--- Records provided ---
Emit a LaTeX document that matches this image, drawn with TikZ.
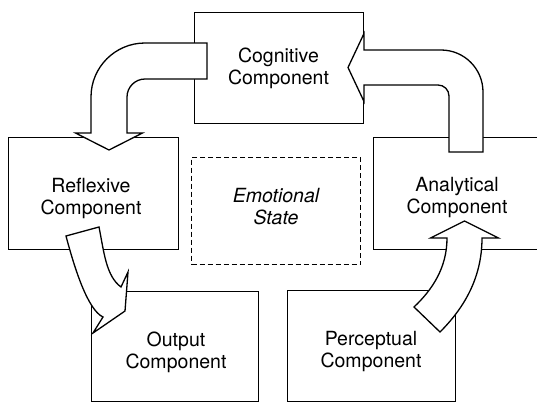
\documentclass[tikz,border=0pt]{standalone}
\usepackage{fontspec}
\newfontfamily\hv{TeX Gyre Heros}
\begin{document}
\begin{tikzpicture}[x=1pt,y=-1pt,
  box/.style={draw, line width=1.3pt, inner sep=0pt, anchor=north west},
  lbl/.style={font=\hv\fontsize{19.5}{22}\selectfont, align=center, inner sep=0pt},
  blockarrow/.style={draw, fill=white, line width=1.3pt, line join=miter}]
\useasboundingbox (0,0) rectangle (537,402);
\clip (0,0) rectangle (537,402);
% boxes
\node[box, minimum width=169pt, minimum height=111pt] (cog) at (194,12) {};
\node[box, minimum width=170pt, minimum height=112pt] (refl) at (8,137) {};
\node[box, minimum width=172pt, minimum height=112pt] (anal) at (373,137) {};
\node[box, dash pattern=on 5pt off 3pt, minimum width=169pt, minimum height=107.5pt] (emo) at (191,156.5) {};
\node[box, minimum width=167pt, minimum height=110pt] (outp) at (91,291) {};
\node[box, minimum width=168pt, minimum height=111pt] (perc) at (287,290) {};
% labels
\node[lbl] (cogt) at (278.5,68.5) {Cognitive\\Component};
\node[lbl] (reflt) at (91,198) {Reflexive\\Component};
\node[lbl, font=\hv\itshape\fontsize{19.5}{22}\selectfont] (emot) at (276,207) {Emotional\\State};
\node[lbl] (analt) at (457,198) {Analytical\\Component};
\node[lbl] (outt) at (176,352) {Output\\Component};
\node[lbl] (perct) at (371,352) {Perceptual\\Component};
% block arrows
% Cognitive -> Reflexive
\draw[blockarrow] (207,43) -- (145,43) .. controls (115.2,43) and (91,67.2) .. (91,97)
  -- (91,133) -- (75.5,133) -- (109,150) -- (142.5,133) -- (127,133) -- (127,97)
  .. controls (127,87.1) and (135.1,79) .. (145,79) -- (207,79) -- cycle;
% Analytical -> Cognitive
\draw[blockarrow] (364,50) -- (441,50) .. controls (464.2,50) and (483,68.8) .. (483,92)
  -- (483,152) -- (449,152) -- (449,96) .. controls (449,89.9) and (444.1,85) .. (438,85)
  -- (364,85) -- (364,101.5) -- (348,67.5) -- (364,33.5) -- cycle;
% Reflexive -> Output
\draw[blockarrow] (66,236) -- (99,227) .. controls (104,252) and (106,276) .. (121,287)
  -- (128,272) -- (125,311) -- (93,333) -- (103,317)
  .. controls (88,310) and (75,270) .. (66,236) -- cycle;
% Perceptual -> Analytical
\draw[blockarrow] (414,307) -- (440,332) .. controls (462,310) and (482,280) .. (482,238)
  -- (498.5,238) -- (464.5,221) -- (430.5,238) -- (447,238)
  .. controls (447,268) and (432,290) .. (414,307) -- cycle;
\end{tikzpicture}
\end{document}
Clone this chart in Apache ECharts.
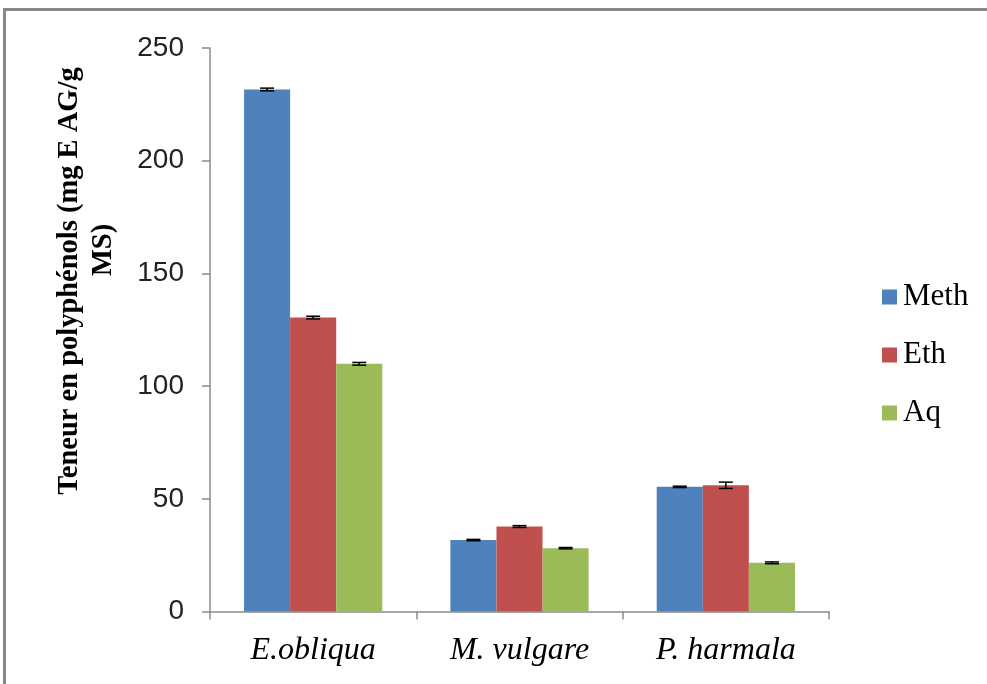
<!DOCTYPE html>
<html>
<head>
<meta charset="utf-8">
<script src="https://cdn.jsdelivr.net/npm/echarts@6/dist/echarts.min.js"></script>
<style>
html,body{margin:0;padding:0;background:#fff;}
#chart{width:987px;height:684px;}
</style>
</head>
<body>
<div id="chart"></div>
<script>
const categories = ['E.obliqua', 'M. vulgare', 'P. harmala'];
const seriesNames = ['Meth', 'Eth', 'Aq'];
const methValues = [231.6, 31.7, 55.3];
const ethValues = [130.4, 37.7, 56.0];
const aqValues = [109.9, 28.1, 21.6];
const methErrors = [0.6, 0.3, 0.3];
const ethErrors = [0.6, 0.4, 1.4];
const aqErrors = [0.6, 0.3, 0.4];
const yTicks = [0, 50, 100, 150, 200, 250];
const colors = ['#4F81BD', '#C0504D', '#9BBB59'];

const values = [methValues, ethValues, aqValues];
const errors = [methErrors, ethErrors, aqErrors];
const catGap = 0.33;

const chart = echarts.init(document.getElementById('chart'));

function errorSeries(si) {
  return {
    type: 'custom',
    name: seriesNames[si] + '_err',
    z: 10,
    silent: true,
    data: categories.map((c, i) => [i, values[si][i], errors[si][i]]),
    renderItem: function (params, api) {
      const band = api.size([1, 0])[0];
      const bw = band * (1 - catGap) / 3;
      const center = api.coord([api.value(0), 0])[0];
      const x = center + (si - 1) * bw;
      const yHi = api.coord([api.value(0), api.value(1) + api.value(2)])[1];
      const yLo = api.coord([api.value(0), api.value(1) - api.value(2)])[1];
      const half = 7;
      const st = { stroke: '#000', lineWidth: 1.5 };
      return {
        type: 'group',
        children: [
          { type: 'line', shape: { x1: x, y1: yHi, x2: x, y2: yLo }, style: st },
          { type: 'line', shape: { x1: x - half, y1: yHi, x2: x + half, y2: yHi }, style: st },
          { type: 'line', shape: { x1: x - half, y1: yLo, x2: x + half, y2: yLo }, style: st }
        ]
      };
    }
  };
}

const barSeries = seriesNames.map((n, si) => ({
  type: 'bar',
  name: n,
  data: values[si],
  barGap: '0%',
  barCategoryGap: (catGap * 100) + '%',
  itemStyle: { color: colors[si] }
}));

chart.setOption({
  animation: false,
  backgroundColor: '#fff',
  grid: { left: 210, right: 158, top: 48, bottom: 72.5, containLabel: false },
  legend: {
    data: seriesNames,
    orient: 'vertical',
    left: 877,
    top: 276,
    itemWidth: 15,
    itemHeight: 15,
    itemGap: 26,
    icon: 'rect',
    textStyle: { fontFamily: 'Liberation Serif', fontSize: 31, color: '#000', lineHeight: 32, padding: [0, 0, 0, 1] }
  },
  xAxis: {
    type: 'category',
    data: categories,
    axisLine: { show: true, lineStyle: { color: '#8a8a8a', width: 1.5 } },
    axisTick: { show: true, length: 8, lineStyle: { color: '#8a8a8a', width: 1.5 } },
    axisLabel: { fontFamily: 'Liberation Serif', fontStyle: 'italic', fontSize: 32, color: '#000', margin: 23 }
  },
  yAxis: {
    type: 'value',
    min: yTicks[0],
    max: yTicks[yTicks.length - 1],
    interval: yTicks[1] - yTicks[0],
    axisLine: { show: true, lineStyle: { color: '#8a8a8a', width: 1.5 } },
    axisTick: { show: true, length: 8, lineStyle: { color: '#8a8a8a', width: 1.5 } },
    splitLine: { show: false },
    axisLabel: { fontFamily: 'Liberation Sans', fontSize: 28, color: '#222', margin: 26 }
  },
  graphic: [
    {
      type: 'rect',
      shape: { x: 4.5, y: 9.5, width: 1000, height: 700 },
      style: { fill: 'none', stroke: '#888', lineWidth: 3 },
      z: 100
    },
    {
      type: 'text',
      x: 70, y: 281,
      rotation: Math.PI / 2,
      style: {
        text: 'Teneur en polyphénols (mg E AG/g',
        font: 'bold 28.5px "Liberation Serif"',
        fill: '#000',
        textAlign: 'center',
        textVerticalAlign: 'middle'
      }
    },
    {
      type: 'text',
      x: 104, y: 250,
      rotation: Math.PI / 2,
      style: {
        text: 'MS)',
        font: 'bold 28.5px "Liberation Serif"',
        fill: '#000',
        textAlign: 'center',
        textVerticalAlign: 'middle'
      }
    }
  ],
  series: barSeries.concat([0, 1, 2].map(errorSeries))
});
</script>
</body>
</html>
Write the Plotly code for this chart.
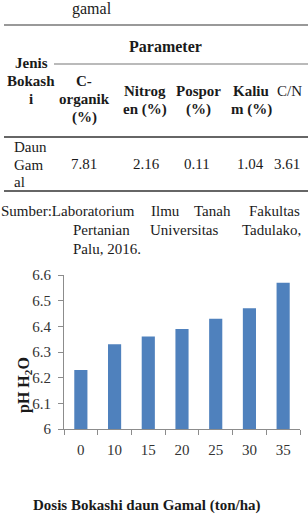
---
# Aim of the task:
Only the lines from the one containing "Clone this chart in Apache ECharts." down to the one containing "const chart = echarts.init(document.getElementById('chart'));" should be copied, exactly and with both ends kept. Drop the pictures.

# Response to the exercise:
Clone this chart in Apache ECharts.
<!DOCTYPE html>
<html>
<head>
<meta charset="utf-8">
<script src="https://cdn.jsdelivr.net/npm/echarts@6/dist/echarts.min.js"></script>
<style>
html,body{margin:0;padding:0;background:#fff;}
#chart{width:987px;height:684px;}
</style>
</head>
<body>
<div id="chart"></div>
<script>
const categories = ['E.obliqua', 'M. vulgare', 'P. harmala'];
const seriesNames = ['Meth', 'Eth', 'Aq'];
const methValues = [231.6, 31.7, 55.3];
const ethValues = [130.4, 37.7, 56.0];
const aqValues = [109.9, 28.1, 21.6];
const methErrors = [0.6, 0.3, 0.3];
const ethErrors = [0.6, 0.4, 1.4];
const aqErrors = [0.6, 0.3, 0.4];
const yTicks = [0, 50, 100, 150, 200, 250];
const colors = ['#4F81BD', '#C0504D', '#9BBB59'];

const values = [methValues, ethValues, aqValues];
const errors = [methErrors, ethErrors, aqErrors];
const catGap = 0.33;

const chart = echarts.init(document.getElementById('chart'));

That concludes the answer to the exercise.